In Belfast, despite Provo and some press claims, Militant supporters who watched reported that it was the smallest Provisional Easter Parade for years. The later parade of the Official Republican movement, drew less than 500 people.

But the deaths in Derry, and the rising tensions in the province, have sparked off widespread rioting. In Derry there has been rioting for over a week, in the Bogside and other areas. Riots have taken place on the Falls and Ormeau Road areas of Belfast and in Strabane.

These riots are far more a reaction of the youth to the terrible conditions of high unemployment and poverty, and vicious repression of both the army and police, than gestures of support for the Provisionals. Derry youth are on the streets for the same reasons which drove young people in Brixton to violence.

In fact the Brixton trouble undoubtedly had an effect on the North. For the first time for years, petrol bombs are being thrown, with the youth obviously taking the cue from the Brixton events.

If the hunger strike ends in the death of Bobby Sands, there will undoubtedly be a further increase in violence. This could ultimately develop upon sectarian lines, threatening the growing unity of workers now building up through the labour movement.

The labour movement in Britain and Ireland must take up both the issue of repression in general and of H-Block in particular. Only the labour and trade union movement has the power to move the Tories on this question.

The resolution passed by the British Labour Party National Executive on H-Block last year contains the basis for a solution. Demands for decent conditions for all prisoners, including the right to wear civilian clothing and the right to negotiate a choice of work, training and educational facilities, are now the two most contentious issues involved.

On the issue of “political status”, the labour movement has a responsibility to review the cases of those convicted on offences arising out of the Troubles to determine for itself who is a political prisoner.

Many in H-Block are political prisoners, but the labour movement would not include in this category those, Loyalist or Republican, who have committed deliberate, brutal sectarian murders.

The trade union and labour movement in Northern Ireland must immediately offer the youth an alternative; a class campaign to draw young people into struggle against the policies of the Tories, and for jobs, homes, and decent wages and conditions.

We must oppose all forms of repression. Derry, both in January 1972 and in April 1981 proves that the army provides no answer other than the hammer of repression.

The labour movement should campaign for the withdrawal of troops. In their place it should take into its own hands the responsibility to defend workers from potential sectarian attacks.

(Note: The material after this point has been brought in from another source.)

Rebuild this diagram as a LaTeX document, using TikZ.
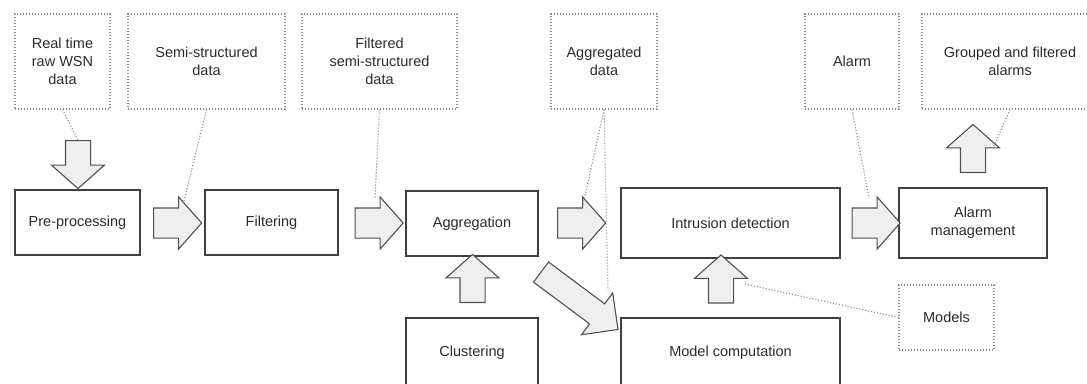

Sectarianism is a dead end. So are the methods of the Provos, which only brings further repression. But neither will mass rioting provide young people with an answer. The youth are today returning to the petrol bombs because they can find no better weapon with which to fight. The labour movement can and must provide them with that weapon.

Only the fighting, class approach can provide a way forward. All recent events underline again and again the urgent need for the building of a Labour Party in Northern Ireland, based on the unions.

Such a party would provide the youth and workers with an organisation through which they could fight back and which they could use finally to eliminate poverty, repression and sectarianism.